#### [Material provided]
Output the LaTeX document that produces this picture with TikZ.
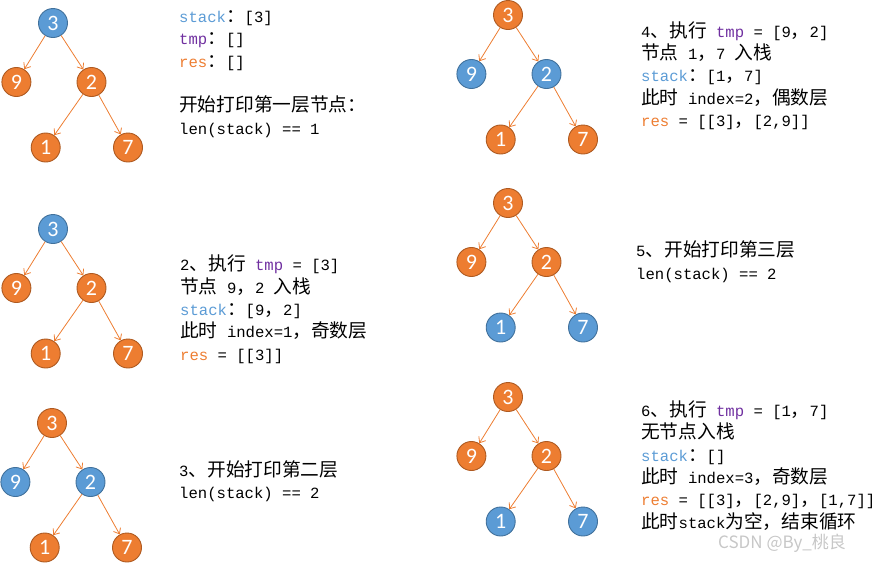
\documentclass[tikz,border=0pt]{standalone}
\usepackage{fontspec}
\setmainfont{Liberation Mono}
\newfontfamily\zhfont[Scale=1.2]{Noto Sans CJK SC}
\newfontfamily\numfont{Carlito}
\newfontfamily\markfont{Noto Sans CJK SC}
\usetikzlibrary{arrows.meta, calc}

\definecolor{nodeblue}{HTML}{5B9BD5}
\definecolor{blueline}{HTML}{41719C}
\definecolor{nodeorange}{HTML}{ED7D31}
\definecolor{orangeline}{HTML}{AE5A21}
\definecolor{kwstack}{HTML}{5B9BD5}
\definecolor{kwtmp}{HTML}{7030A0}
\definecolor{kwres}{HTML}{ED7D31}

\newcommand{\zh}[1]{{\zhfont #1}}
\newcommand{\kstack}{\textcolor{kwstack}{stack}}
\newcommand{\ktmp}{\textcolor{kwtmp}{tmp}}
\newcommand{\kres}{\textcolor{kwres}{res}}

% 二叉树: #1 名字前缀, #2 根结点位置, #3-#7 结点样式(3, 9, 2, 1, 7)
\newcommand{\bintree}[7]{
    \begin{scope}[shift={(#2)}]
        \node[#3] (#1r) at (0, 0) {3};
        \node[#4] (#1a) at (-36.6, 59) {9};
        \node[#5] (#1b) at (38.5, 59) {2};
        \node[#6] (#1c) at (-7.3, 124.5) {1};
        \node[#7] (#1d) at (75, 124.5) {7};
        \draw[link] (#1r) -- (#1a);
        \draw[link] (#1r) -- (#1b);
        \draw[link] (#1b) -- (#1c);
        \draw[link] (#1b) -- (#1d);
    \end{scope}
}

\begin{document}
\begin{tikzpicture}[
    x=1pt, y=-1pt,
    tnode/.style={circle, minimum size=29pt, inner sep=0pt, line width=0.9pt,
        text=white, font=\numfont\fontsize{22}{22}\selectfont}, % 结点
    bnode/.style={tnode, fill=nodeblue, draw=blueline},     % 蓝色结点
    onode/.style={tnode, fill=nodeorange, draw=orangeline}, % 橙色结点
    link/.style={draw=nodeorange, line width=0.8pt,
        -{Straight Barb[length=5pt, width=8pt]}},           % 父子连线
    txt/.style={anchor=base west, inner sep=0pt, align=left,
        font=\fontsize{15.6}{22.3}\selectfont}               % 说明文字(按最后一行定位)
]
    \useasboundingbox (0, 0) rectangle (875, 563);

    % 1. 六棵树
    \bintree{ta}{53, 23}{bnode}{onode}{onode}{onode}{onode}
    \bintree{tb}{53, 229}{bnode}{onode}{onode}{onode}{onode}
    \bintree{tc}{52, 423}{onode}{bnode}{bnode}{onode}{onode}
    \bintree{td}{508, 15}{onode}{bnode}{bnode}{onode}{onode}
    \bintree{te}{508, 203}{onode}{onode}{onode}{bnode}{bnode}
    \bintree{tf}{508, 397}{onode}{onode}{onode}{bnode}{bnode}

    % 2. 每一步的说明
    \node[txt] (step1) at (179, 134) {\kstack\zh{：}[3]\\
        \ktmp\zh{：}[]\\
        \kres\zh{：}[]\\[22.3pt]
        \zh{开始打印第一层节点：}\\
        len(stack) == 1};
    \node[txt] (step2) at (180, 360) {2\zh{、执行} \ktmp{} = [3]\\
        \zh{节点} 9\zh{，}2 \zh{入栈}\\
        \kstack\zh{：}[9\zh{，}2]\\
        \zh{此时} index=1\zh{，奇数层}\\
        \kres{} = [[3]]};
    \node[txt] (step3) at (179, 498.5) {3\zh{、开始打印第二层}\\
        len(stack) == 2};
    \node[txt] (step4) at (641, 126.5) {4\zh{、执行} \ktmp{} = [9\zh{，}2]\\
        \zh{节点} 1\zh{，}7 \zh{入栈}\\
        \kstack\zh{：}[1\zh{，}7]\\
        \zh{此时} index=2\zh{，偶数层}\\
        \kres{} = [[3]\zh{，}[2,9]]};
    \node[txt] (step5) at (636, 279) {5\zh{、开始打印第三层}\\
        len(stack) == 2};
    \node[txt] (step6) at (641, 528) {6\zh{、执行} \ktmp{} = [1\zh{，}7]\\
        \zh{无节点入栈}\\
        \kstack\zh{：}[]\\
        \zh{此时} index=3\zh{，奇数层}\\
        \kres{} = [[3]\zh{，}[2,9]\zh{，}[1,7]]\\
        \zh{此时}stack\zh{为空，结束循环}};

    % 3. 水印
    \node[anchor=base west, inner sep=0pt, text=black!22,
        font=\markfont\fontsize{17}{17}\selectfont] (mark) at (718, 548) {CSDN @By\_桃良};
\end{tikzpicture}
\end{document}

#### [Task to carry out]
Except for the pictures, print the data above exactly.

#### [Right answer]
Output the LaTeX document that produces this picture with TikZ.
\documentclass[tikz,border=0pt]{standalone}
\usepackage{fontspec}
\setmainfont{Liberation Mono}
\newfontfamily\zhfont[Scale=1.2]{Noto Sans CJK SC}
\newfontfamily\numfont{Carlito}
\newfontfamily\markfont{Noto Sans CJK SC}
\usetikzlibrary{arrows.meta, calc}

\definecolor{nodeblue}{HTML}{5B9BD5}
\definecolor{blueline}{HTML}{41719C}
\definecolor{nodeorange}{HTML}{ED7D31}
\definecolor{orangeline}{HTML}{AE5A21}
\definecolor{kwstack}{HTML}{5B9BD5}
\definecolor{kwtmp}{HTML}{7030A0}
\definecolor{kwres}{HTML}{ED7D31}

\newcommand{\zh}[1]{{\zhfont #1}}
\newcommand{\kstack}{\textcolor{kwstack}{stack}}
\newcommand{\ktmp}{\textcolor{kwtmp}{tmp}}
\newcommand{\kres}{\textcolor{kwres}{res}}

% 二叉树: #1 名字前缀, #2 根结点位置, #3-#7 结点样式(3, 9, 2, 1, 7)
\newcommand{\bintree}[7]{
    \begin{scope}[shift={(#2)}]
        \node[#3] (#1r) at (0, 0) {3};
        \node[#4] (#1a) at (-36.6, 59) {9};
        \node[#5] (#1b) at (38.5, 59) {2};
        \node[#6] (#1c) at (-7.3, 124.5) {1};
        \node[#7] (#1d) at (75, 124.5) {7};
        \draw[link] (#1r) -- (#1a);
        \draw[link] (#1r) -- (#1b);
        \draw[link] (#1b) -- (#1c);
        \draw[link] (#1b) -- (#1d);
    \end{scope}
}

\begin{document}
\begin{tikzpicture}[
    x=1pt, y=-1pt,
    tnode/.style={circle, minimum size=29pt, inner sep=0pt, line width=0.9pt,
        text=white, font=\numfont\fontsize{22}{22}\selectfont}, % 结点
    bnode/.style={tnode, fill=nodeblue, draw=blueline},     % 蓝色结点
    onode/.style={tnode, fill=nodeorange, draw=orangeline}, % 橙色结点
    link/.style={draw=nodeorange, line width=0.8pt,
        -{Straight Barb[length=5pt, width=8pt]}},           % 父子连线
    txt/.style={anchor=base west, inner sep=0pt, align=left,
        font=\fontsize{15.6}{22.3}\selectfont}               % 说明文字(按最后一行定位)
]
    \useasboundingbox (0, 0) rectangle (875, 563);

    % 1. 六棵树
    \bintree{ta}{53, 23}{bnode}{onode}{onode}{onode}{onode}
    \bintree{tb}{53, 229}{bnode}{onode}{onode}{onode}{onode}
    \bintree{tc}{52, 423}{onode}{bnode}{bnode}{onode}{onode}
    \bintree{td}{508, 15}{onode}{bnode}{bnode}{onode}{onode}
    \bintree{te}{508, 203}{onode}{onode}{onode}{bnode}{bnode}
    \bintree{tf}{508, 397}{onode}{onode}{onode}{bnode}{bnode}

    % 2. 每一步的说明
    \node[txt] (step1) at (179, 134) {\kstack\zh{：}[3]\\
        \ktmp\zh{：}[]\\
        \kres\zh{：}[]\\[22.3pt]
        \zh{开始打印第一层节点：}\\
        len(stack) == 1};
    \node[txt] (step2) at (180, 360) {2\zh{、执行} \ktmp{} = [3]\\
        \zh{节点} 9\zh{，}2 \zh{入栈}\\
        \kstack\zh{：}[9\zh{，}2]\\
        \zh{此时} index=1\zh{，奇数层}\\
        \kres{} = [[3]]};
    \node[txt] (step3) at (179, 498.5) {3\zh{、开始打印第二层}\\
        len(stack) == 2};
    \node[txt] (step4) at (641, 126.5) {4\zh{、执行} \ktmp{} = [9\zh{，}2]\\
        \zh{节点} 1\zh{，}7 \zh{入栈}\\
        \kstack\zh{：}[1\zh{，}7]\\
        \zh{此时} index=2\zh{，偶数层}\\
        \kres{} = [[3]\zh{，}[2,9]]};
    \node[txt] (step5) at (636, 279) {5\zh{、开始打印第三层}\\
        len(stack) == 2};
    \node[txt] (step6) at (641, 528) {6\zh{、执行} \ktmp{} = [1\zh{，}7]\\
        \zh{无节点入栈}\\
        \kstack\zh{：}[]\\
        \zh{此时} index=3\zh{，奇数层}\\
        \kres{} = [[3]\zh{，}[2,9]\zh{，}[1,7]]\\
        \zh{此时}stack\zh{为空，结束循环}};

    % 3. 水印
    \node[anchor=base west, inner sep=0pt, text=black!22,
        font=\markfont\fontsize{17}{17}\selectfont] (mark) at (718, 548) {CSDN @By\_桃良};
\end{tikzpicture}
\end{document}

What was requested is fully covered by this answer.